Cape Town mayor Geordin Hill-Lewis says where possible, the City will push for more powers to be devolved from the national government to the municipality.
In his address to the city council on Tuesday where he tabled the 2022/2023 Budget, Hill-Lewis said government officials sitting in Pretoria don’t know what is best for Cape Town.
“They are too far away from the problems on the ground and they don’t have the solutions.
“Our message to the national government is simple: we have built a capable state in Cape Town, so let us deliver to the people of Cape Town.
“This budget includes allocations to start facilitating the devolution of various national powers to the City including energy production, policing and crime prevention, and passenger rail,” Hill-Lewis said.

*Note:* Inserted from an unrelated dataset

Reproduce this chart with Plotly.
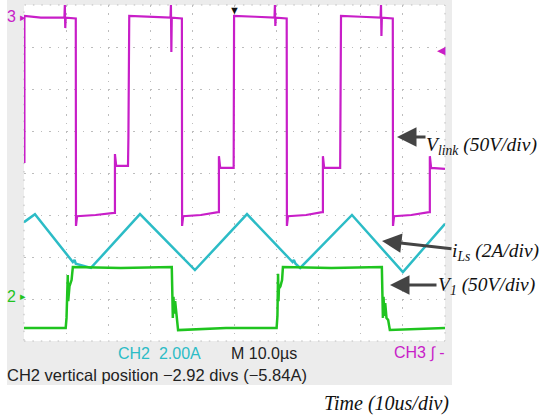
import plotly.graph_objects as go

# ---------------- data (time in us, amplitude in screen divisions, 0 = bottom) ----
t_vlink = [0.1, 0.1, 4.0, 9.6, 9.7, 9.8, 9.9, 12.3, 12.35, 12.6, 17.0, 21.4, 21.6, 21.6,
           21.9, 24.7, 24.8, 25.0, 30.0, 34.8, 34.9, 35.0, 35.1, 37.5, 37.55, 37.8, 42.0,
           46.1, 46.3, 46.3, 46.6, 49.8, 49.9, 55.0, 59.5, 59.6, 59.7, 59.8, 62.4, 62.45,
           62.7, 67.0, 70.8, 71.0, 71.0, 71.3, 75.1, 75.3, 80.0, 84.7, 84.8, 84.9, 85.0,
           87.6, 87.65, 87.9, 92.0, 96.2, 96.4, 96.4, 96.7, 100.0]
v_vlink = [4.24, 7.74, 7.70, 7.70, 8.00, 7.45, 7.70, 7.68, 2.74, 2.97, 3.00, 3.05, 3.05, 4.45,
           4.17, 4.17, 4.85, 7.74, 7.72, 7.70, 8.00, 6.88, 7.70, 7.68, 2.74, 2.97, 3.00,
           3.07, 3.07, 4.40, 4.12, 4.12, 7.74, 7.72, 7.70, 8.00, 7.50, 7.70, 7.68, 2.74,
           2.97, 3.00, 3.07, 3.07, 4.40, 4.12, 4.12, 7.74, 7.72, 7.70, 8.00, 7.26, 7.70,
           7.68, 2.74, 2.97, 3.00, 3.07, 3.07, 4.40, 4.12, 4.10]

t_ils = [0.0, 2.6, 11.6, 12.0, 12.3, 15.9, 27.55, 40.6, 52.97, 63.8, 64.1, 64.5, 65.6,
         77.9, 90.0, 100.0]
v_ils = [2.83, 3.02, 1.88, 1.93, 1.84, 1.74, 3.02, 1.69, 3.02, 1.88, 1.93, 1.84, 1.74,
         3.00, 1.64, 2.79]

t_v1 = [0.0, 9.9, 10.1, 10.3, 10.4, 10.5, 10.8, 11.3, 11.6, 23.0, 35.1, 35.2, 35.35, 35.5,
        35.7, 35.9, 36.2, 36.4, 36.6, 48.0, 60.0, 60.2, 60.35, 60.45, 60.55, 60.9, 61.3,
        61.5, 73.0, 85.0, 85.1, 85.25, 85.4, 85.6, 85.8, 86.1, 86.5, 86.9, 100.0]
v_v1 = [0.31, 0.31, 0.55, 1.05, 1.57, 0.95, 1.30, 1.45, 1.76, 1.74, 1.76, 1.30, 0.55, 1.05,
        0.65, 0.95, 0.70, 0.50, 0.26, 0.31, 0.31, 0.60, 1.60, 0.95, 1.25, 1.30, 1.45,
        1.76, 1.74, 1.76, 1.30, 0.55, 1.05, 0.60, 0.90, 0.55, 0.50, 0.26, 0.31]

x_ticks = [0, 10, 20, 30, 40, 50, 60, 70, 80, 90, 100]
y_ticks = [0, 1, 2, 3, 4, 5, 6, 7, 8]

status_ch2 = "CH2  2.00A"
status_m = "M 10.0µs"
status_ch3 = "CH3 ∫ -"
status_line2 = "CH2 vertical position −2.92 divs (−5.84A)"
label_vlink = "<i>V<sub>link</sub> (50V/div)</i>"
label_ils = "<i>i<sub>Ls</sub> (2A/div)</i>"
label_v1 = "<i>V<sub>1</sub> (50V/div)</i>"
label_time = "<i>Time (10us/div)</i>"

MAGENTA = "#c81ec8"
CYAN = "#2cbcc6"
GREEN = "#1fc41f"

# ---------------- layout helpers --------------------------------------------------
W, H = 542, 417
L, R, T, B = 24, 97, 5, 76


def px(x):
    return (x - L) / (W - L - R)


def py(y):
    return (H - B - y) / (H - T - B)


fig = go.Figure()
fig.add_trace(go.Scatter(x=t_vlink, y=v_vlink, mode="lines",
                         line=dict(color=MAGENTA, width=2.2), hoverinfo="skip"))
fig.add_trace(go.Scatter(x=t_ils, y=v_ils, mode="lines",
                         line=dict(color=CYAN, width=2.5), hoverinfo="skip"))
fig.add_trace(go.Scatter(x=t_v1, y=v_v1, mode="lines",
                         line=dict(color=GREEN, width=2.5), hoverinfo="skip"))

GRID = "#bdbdbd"
DASH = "1.5px,6.9px"

shapes = [
    dict(type="rect", xref="paper", yref="paper", x0=px(7), x1=px(452), y0=py(385), y1=py(0),
         fillcolor="#ececec", line=dict(width=0), layer="below"),
    dict(type="rect", xref="paper", yref="paper", x0=0, x1=1, y0=0, y1=1,
         fillcolor="white", line=dict(width=0), layer="below"),
    dict(type="rect", xref="paper", yref="paper", x0=0, x1=1, y0=0, y1=1,
         line=dict(color=GRID, width=1, dash=DASH), layer="below"),
]

sans = "Liberation Sans, Arial, sans-serif"
serif = "Liberation Serif, Times New Roman, serif"

ann = []


def text(x, y, s, color, size, family, xanchor="left"):
    ann.append(dict(x=px(x), y=py(y), xref="paper", yref="paper", text=s, showarrow=False,
                    xanchor=xanchor, yanchor="middle",
                    font=dict(color=color, size=size, family=family)))


def arrow(xh, yh, xt, yt):
    ann.append(dict(x=px(xh), y=py(yh), xref="paper", yref="paper", text="",
                    showarrow=True, ax=xt - xh, ay=yt - yh, arrowhead=2, arrowsize=1.3,
                    arrowwidth=3, arrowcolor="#444444"))


text(116, 353, status_ch2, CYAN, 16, sans)
text(229, 353, status_m, "#222222", 16, sans)
text(392, 353, status_ch3, MAGENTA, 16, sans)
text(5, 375, status_line2, "#222222", 16.5, sans)

text(5, 17, "3", MAGENTA, 16, sans)
text(18, 17, "▸", MAGENTA, 11, sans)
text(5, 296, "2", GREEN, 16, sans)
text(18, 296, "▸", GREEN, 11, sans)
text(234, 10, "▼", "#111111", 11, sans, xanchor="center")
text(441, 50, "◀", MAGENTA, 11, sans, xanchor="center")

text(424, 146, label_vlink, "#111111", 19.5, serif)
text(450, 252, label_ils, "#111111", 19.5, serif)
text(436, 286, label_v1, "#111111", 19.5, serif)
text(322, 403, label_time, "#111111", 20, serif)

arrow(397, 137, 427, 137)
arrow(382, 241, 453, 249)
arrow(390, 285, 438, 285)

fig.update_layout(
    width=W, height=H,
    margin=dict(l=L, r=R, t=T, b=B, pad=0),
    paper_bgcolor="white", plot_bgcolor="white",
    showlegend=False,
    shapes=shapes, annotations=ann,
    xaxis=dict(range=[0, 100], tickvals=x_ticks, showticklabels=False, ticks="",
               showgrid=True, gridcolor=GRID, griddash=DASH, gridwidth=1,
               zeroline=False, showline=False, fixedrange=True),
    yaxis=dict(range=[0, 8], tickvals=y_ticks, showticklabels=False, ticks="",
               showgrid=True, gridcolor=GRID, griddash=DASH, gridwidth=1,
               zeroline=False, showline=False, fixedrange=True),
)

fig.write_html("out.html", config={"displayModeBar": False},
               post_script="document.body.style.margin='0';document.body.style.padding='0';")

He said the proposed R7.47 billion capital budget is on par with Joburg metro.
“Like many Capetonians who commented on our draft budget, I am not happy about the 9.5% increase in the electricity tariff, which I know will hit people hard.
“With the support of tens of thousands of Capetonians, we challenged Eskom’s original request in January for the 20.5% increase.
“But there are limits to what we can do to counteract Eskom’s unaffordable and unjust increases.
“This is why we are pushing with such urgency to reduce our reliance on Eskom, lower the cost of electricity, and end load-shedding in Cape Town,” Hill-Lewis said.
He said the budget aimed to demonstrate local government’s commitment to invest in new and renewable sources of energy.
Making Cape Town safer by deploying hundreds more law enforcement officers, with at least 150 new officers budgeted for in the 2022/2023 budget.
And investing in public transport through a multibillion-rand expansion of the MyCiti network to Khayelitsha and plan for the devolution of passenger rail to the metro.
The budget also aimed to release more land for more affordable housing development in Cape Town, and “clean up Cape Town’s public spaces, streets and waterways”, the mayor said.
“The cost of our social package for the 2022/23 financial year amounts to R4.7bn, and includes R2.292bn for Indigent Relief and R1.457bn for rates rebates, and is one of the most extensive packages of support for the poor in the country,” Hill-Lewis said.